▸ The problem:
Leave the pictures out. Return all other data exactly.

▸ Data entries:
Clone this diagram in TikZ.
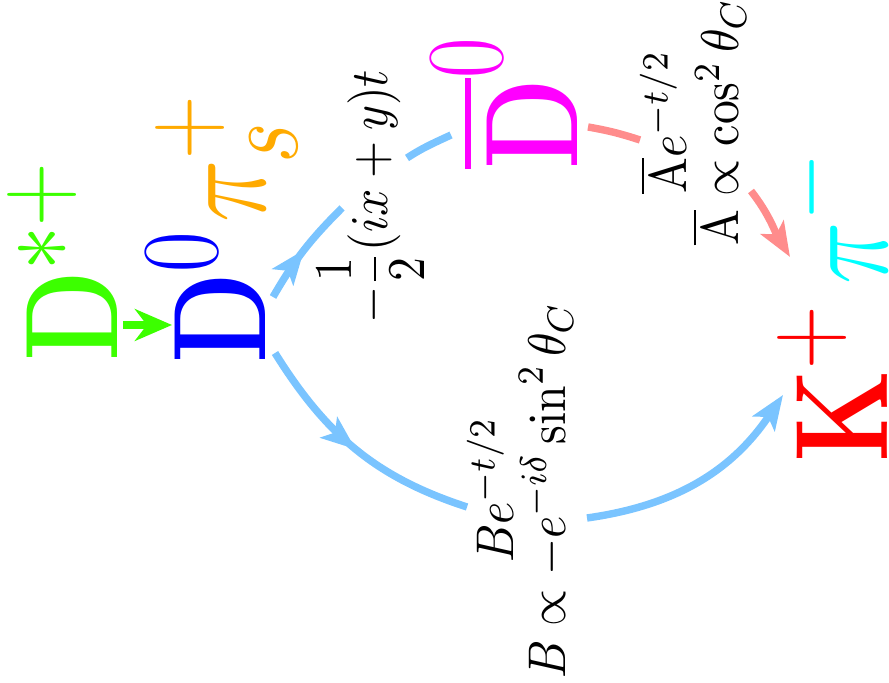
\documentclass[tikz,border=0pt]{standalone}
\usepackage{amsmath}
\DeclareMathSizes{24.88}{24.88}{20.74}{17.28}
\usetikzlibrary{arrows.meta,decorations.markings}
\definecolor{cBlue}{RGB}{122,196,255}
\definecolor{cPink}{RGB}{255,140,140}
\definecolor{cGreen}{RGB}{60,255,0}
\definecolor{cOrange}{RGB}{255,170,0}
\definecolor{cMagenta}{RGB}{255,0,255}
\definecolor{cCyan}{RGB}{0,255,255}
\definecolor{cRed}{RGB}{255,0,0}
\definecolor{cDBlue}{RGB}{0,0,255}
\begin{document}
\begin{tikzpicture}[x=0.1887pt, y=0.1887pt,
  part/.style={rotate=90, xscale=0.8, inner sep=0pt, anchor=base west, font=\Huge},
  lab/.style={rotate=90, xscale=0.9, inner sep=0pt, anchor=center, font=\fontsize{10}{9.7}\selectfont, align=center},
  conn/.style={line width=1.4pt},
  tip/.style={-{Stealth[length=6.5pt,width=5pt,inset=1.5pt]}},
  midarrow/.style={postaction={decorate}, decoration={markings, mark=at position 0.5 with {\arrow{Stealth[length=6.5pt,width=5pt,inset=1.5pt]}}}}]
\useasboundingbox (0,0) rectangle (889,-683);
\node[part, text=cGreen] (dstar) at (117,-362) {$\mathbf{D}^{*+}$};
\node[part, text=cDBlue] (d0) at (265,-364) {$\mathbf{D}^0$};
\node[part, text=cOrange] (pis) at (265,-223) {$\pi^+_s$};
\node[part, text=cMagenta] (dbar) at (577,-170) {$\overline{\mathbf{D}}^0$};
\node[part, text=cRed] (kp) at (887,-463) {$\mathbf{K}^+$};
\node[part, text=cCyan] (pim) at (887,-285) {$\pi^-$};
\node[lab] (lt) at (371,-197) {$-\dfrac{1}{2}(ix+y)t$};
\node[lab] (la) at (693,-122) {$\overline{\mathrm{A}}e^{-t/2}$\\$\overline{\mathrm{A}}\propto\cos^2\theta_C$};
\node[lab] (lb) at (520,-490) {$Be^{-t/2}$\\$B\propto -e^{-i\delta}\sin^2\theta_C$};
\draw[conn, cGreen, -{Stealth[length=7pt,width=6pt]}] ([shift={(6,37)}]dstar.base west) -- ([shift={(-93,39)}]d0.base west);
\draw[conn, cBlue, midarrow] ([shift={(8,67)}]d0.base west) to[out=60,in=225] ([shift={(-29,-11)}]lt.center);
\draw[conn, cBlue] ([shift={(36,39)}]lt.center) to[out=33,in=205] ([shift={(-126,35)}]dbar.base west);
\draw[conn, cBlue, midarrow] ([shift={(10,11)}]d0.base west) to[out=-58,in=162] ([shift={(-53,-17)}]lb.center);
\draw[conn, cBlue, tip] ([shift={(67,-28)}]lb.center) to[out=8,in=236] ([shift={(-104,68)}]kp.base west);
\draw[conn, cPink] ([shift={(11,43)}]dbar.base west) to[out=-10,in=162] ([shift={(-53,-18)}]la.center);
\draw[conn, cPink, tip] ([shift={(58,-69)}]la.center) to[out=-52,in=121] ([shift={(-97,28)}]pim.base west);
\end{tikzpicture}
\end{document}
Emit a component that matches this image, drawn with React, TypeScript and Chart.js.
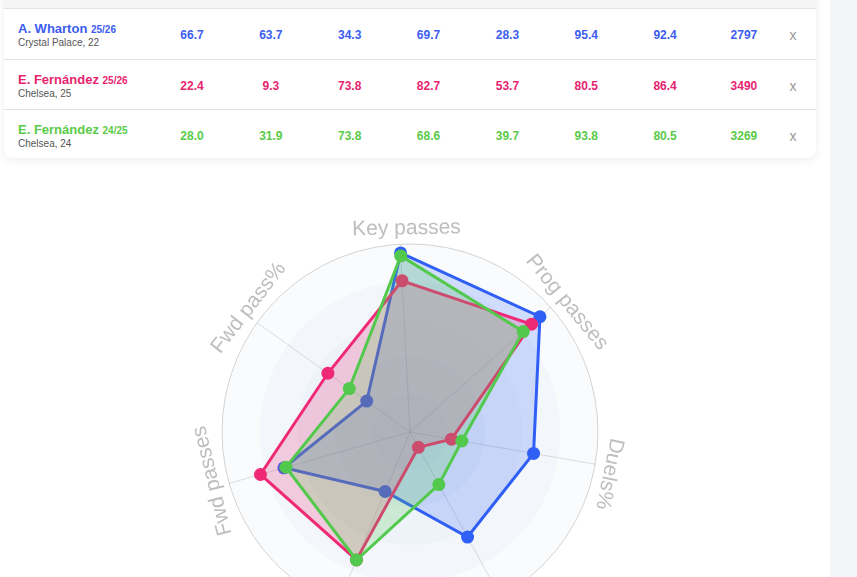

▸ Result:
Clone this diagram in TikZ.
\documentclass[tikz,border=0pt]{standalone}
\usepackage{amsmath}
\DeclareMathSizes{24.88}{24.88}{20.74}{17.28}
\usetikzlibrary{arrows.meta,decorations.markings}
\definecolor{cBlue}{RGB}{122,196,255}
\definecolor{cPink}{RGB}{255,140,140}
\definecolor{cGreen}{RGB}{60,255,0}
\definecolor{cOrange}{RGB}{255,170,0}
\definecolor{cMagenta}{RGB}{255,0,255}
\definecolor{cCyan}{RGB}{0,255,255}
\definecolor{cRed}{RGB}{255,0,0}
\definecolor{cDBlue}{RGB}{0,0,255}
\begin{document}
\begin{tikzpicture}[x=0.1887pt, y=0.1887pt,
  part/.style={rotate=90, xscale=0.8, inner sep=0pt, anchor=base west, font=\Huge},
  lab/.style={rotate=90, xscale=0.9, inner sep=0pt, anchor=center, font=\fontsize{10}{9.7}\selectfont, align=center},
  conn/.style={line width=1.4pt},
  tip/.style={-{Stealth[length=6.5pt,width=5pt,inset=1.5pt]}},
  midarrow/.style={postaction={decorate}, decoration={markings, mark=at position 0.5 with {\arrow{Stealth[length=6.5pt,width=5pt,inset=1.5pt]}}}}]
\useasboundingbox (0,0) rectangle (889,-683);
\node[part, text=cGreen] (dstar) at (117,-362) {$\mathbf{D}^{*+}$};
\node[part, text=cDBlue] (d0) at (265,-364) {$\mathbf{D}^0$};
\node[part, text=cOrange] (pis) at (265,-223) {$\pi^+_s$};
\node[part, text=cMagenta] (dbar) at (577,-170) {$\overline{\mathbf{D}}^0$};
\node[part, text=cRed] (kp) at (887,-463) {$\mathbf{K}^+$};
\node[part, text=cCyan] (pim) at (887,-285) {$\pi^-$};
\node[lab] (lt) at (371,-197) {$-\dfrac{1}{2}(ix+y)t$};
\node[lab] (la) at (693,-122) {$\overline{\mathrm{A}}e^{-t/2}$\\$\overline{\mathrm{A}}\propto\cos^2\theta_C$};
\node[lab] (lb) at (520,-490) {$Be^{-t/2}$\\$B\propto -e^{-i\delta}\sin^2\theta_C$};
\draw[conn, cGreen, -{Stealth[length=7pt,width=6pt]}] ([shift={(6,37)}]dstar.base west) -- ([shift={(-93,39)}]d0.base west);
\draw[conn, cBlue, midarrow] ([shift={(8,67)}]d0.base west) to[out=60,in=225] ([shift={(-29,-11)}]lt.center);
\draw[conn, cBlue] ([shift={(36,39)}]lt.center) to[out=33,in=205] ([shift={(-126,35)}]dbar.base west);
\draw[conn, cBlue, midarrow] ([shift={(10,11)}]d0.base west) to[out=-58,in=162] ([shift={(-53,-17)}]lb.center);
\draw[conn, cBlue, tip] ([shift={(67,-28)}]lb.center) to[out=8,in=236] ([shift={(-104,68)}]kp.base west);
\draw[conn, cPink] ([shift={(11,43)}]dbar.base west) to[out=-10,in=162] ([shift={(-53,-18)}]la.center);
\draw[conn, cPink, tip] ([shift={(58,-69)}]la.center) to[out=-52,in=121] ([shift={(-97,28)}]pim.base west);
\end{tikzpicture}
\end{document}
Emit a component that matches this image, drawn with React, TypeScript and Chart.js.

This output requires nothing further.